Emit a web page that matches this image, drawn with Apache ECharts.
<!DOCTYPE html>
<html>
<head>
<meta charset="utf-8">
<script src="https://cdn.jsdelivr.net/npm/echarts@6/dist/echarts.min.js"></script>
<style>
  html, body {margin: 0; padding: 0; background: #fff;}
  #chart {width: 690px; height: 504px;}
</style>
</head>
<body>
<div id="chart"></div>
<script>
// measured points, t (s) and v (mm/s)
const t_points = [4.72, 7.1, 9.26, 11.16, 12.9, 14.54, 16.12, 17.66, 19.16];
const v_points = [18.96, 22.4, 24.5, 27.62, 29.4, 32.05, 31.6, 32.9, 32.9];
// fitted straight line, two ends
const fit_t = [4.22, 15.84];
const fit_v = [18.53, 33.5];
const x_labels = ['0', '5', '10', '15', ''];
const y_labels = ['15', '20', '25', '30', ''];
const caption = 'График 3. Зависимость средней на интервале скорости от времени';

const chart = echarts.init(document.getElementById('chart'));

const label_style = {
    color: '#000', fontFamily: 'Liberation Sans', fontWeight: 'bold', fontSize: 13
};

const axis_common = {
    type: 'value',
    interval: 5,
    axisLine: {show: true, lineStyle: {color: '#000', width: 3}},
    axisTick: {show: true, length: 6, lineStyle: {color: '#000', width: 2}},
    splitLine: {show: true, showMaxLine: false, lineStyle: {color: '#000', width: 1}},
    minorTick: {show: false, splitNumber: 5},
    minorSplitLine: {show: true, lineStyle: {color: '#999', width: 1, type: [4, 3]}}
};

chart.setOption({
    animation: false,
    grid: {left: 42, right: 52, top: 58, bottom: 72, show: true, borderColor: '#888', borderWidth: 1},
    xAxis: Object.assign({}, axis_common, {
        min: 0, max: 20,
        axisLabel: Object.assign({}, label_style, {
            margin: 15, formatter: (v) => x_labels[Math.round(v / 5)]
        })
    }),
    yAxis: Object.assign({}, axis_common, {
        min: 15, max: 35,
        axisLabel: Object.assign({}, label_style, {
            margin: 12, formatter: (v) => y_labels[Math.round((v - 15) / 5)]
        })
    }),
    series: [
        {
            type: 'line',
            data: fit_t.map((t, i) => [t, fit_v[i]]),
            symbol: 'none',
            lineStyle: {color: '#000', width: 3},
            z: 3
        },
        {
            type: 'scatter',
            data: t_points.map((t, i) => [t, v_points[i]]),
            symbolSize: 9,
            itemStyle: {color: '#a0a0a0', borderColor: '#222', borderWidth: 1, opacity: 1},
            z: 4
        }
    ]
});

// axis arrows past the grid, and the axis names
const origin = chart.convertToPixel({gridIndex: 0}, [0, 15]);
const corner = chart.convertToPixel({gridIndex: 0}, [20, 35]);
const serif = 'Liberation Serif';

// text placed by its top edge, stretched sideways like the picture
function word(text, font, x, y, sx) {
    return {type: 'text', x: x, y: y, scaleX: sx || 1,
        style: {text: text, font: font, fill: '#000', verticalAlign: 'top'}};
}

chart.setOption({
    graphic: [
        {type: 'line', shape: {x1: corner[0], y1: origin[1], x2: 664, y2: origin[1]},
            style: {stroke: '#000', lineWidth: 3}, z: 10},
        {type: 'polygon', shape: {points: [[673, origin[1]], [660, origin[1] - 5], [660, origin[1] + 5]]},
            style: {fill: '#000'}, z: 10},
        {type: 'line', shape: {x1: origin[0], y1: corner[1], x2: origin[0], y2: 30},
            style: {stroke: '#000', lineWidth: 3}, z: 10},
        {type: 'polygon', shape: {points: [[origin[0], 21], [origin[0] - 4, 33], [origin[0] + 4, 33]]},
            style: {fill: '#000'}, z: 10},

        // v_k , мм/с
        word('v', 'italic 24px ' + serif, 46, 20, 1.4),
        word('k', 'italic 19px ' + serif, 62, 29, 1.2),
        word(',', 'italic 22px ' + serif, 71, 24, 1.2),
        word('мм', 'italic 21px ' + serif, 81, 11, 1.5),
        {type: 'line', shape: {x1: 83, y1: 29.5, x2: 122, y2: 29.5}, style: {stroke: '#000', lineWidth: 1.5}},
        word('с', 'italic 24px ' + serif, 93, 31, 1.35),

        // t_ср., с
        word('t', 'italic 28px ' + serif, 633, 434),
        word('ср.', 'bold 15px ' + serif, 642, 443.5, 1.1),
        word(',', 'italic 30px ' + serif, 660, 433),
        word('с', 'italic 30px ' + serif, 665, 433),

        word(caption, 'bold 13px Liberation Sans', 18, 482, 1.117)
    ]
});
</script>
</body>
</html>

**********

▸ Aim of the exercise:
Print the whole listing again, exactly.

▸ Written answer:
Emit a web page that matches this image, drawn with Apache ECharts.
<!DOCTYPE html>
<html>
<head>
<meta charset="utf-8">
<script src="https://cdn.jsdelivr.net/npm/echarts@6/dist/echarts.min.js"></script>
<style>
  html, body {margin: 0; padding: 0; background: #fff;}
  #chart {width: 690px; height: 504px;}
</style>
</head>
<body>
<div id="chart"></div>
<script>
// measured points, t (s) and v (mm/s)
const t_points = [4.72, 7.1, 9.26, 11.16, 12.9, 14.54, 16.12, 17.66, 19.16];
const v_points = [18.96, 22.4, 24.5, 27.62, 29.4, 32.05, 31.6, 32.9, 32.9];
// fitted straight line, two ends
const fit_t = [4.22, 15.84];
const fit_v = [18.53, 33.5];
const x_labels = ['0', '5', '10', '15', ''];
const y_labels = ['15', '20', '25', '30', ''];
const caption = 'График 3. Зависимость средней на интервале скорости от времени';

const chart = echarts.init(document.getElementById('chart'));

const label_style = {
    color: '#000', fontFamily: 'Liberation Sans', fontWeight: 'bold', fontSize: 13
};

const axis_common = {
    type: 'value',
    interval: 5,
    axisLine: {show: true, lineStyle: {color: '#000', width: 3}},
    axisTick: {show: true, length: 6, lineStyle: {color: '#000', width: 2}},
    splitLine: {show: true, showMaxLine: false, lineStyle: {color: '#000', width: 1}},
    minorTick: {show: false, splitNumber: 5},
    minorSplitLine: {show: true, lineStyle: {color: '#999', width: 1, type: [4, 3]}}
};

chart.setOption({
    animation: false,
    grid: {left: 42, right: 52, top: 58, bottom: 72, show: true, borderColor: '#888', borderWidth: 1},
    xAxis: Object.assign({}, axis_common, {
        min: 0, max: 20,
        axisLabel: Object.assign({}, label_style, {
            margin: 15, formatter: (v) => x_labels[Math.round(v / 5)]
        })
    }),
    yAxis: Object.assign({}, axis_common, {
        min: 15, max: 35,
        axisLabel: Object.assign({}, label_style, {
            margin: 12, formatter: (v) => y_labels[Math.round((v - 15) / 5)]
        })
    }),
    series: [
        {
            type: 'line',
            data: fit_t.map((t, i) => [t, fit_v[i]]),
            symbol: 'none',
            lineStyle: {color: '#000', width: 3},
            z: 3
        },
        {
            type: 'scatter',
            data: t_points.map((t, i) => [t, v_points[i]]),
            symbolSize: 9,
            itemStyle: {color: '#a0a0a0', borderColor: '#222', borderWidth: 1, opacity: 1},
            z: 4
        }
    ]
});

// axis arrows past the grid, and the axis names
const origin = chart.convertToPixel({gridIndex: 0}, [0, 15]);
const corner = chart.convertToPixel({gridIndex: 0}, [20, 35]);
const serif = 'Liberation Serif';

// text placed by its top edge, stretched sideways like the picture
function word(text, font, x, y, sx) {
    return {type: 'text', x: x, y: y, scaleX: sx || 1,
        style: {text: text, font: font, fill: '#000', verticalAlign: 'top'}};
}

chart.setOption({
    graphic: [
        {type: 'line', shape: {x1: corner[0], y1: origin[1], x2: 664, y2: origin[1]},
            style: {stroke: '#000', lineWidth: 3}, z: 10},
        {type: 'polygon', shape: {points: [[673, origin[1]], [660, origin[1] - 5], [660, origin[1] + 5]]},
            style: {fill: '#000'}, z: 10},
        {type: 'line', shape: {x1: origin[0], y1: corner[1], x2: origin[0], y2: 30},
            style: {stroke: '#000', lineWidth: 3}, z: 10},
        {type: 'polygon', shape: {points: [[origin[0], 21], [origin[0] - 4, 33], [origin[0] + 4, 33]]},
            style: {fill: '#000'}, z: 10},

        // v_k , мм/с
        word('v', 'italic 24px ' + serif, 46, 20, 1.4),
        word('k', 'italic 19px ' + serif, 62, 29, 1.2),
        word(',', 'italic 22px ' + serif, 71, 24, 1.2),
        word('мм', 'italic 21px ' + serif, 81, 11, 1.5),
        {type: 'line', shape: {x1: 83, y1: 29.5, x2: 122, y2: 29.5}, style: {stroke: '#000', lineWidth: 1.5}},
        word('с', 'italic 24px ' + serif, 93, 31, 1.35),

        // t_ср., с
        word('t', 'italic 28px ' + serif, 633, 434),
        word('ср.', 'bold 15px ' + serif, 642, 443.5, 1.1),
        word(',', 'italic 30px ' + serif, 660, 433),
        word('с', 'italic 30px ' + serif, 665, 433),

        word(caption, 'bold 13px Liberation Sans', 18, 482, 1.117)
    ]
});
</script>
</body>
</html>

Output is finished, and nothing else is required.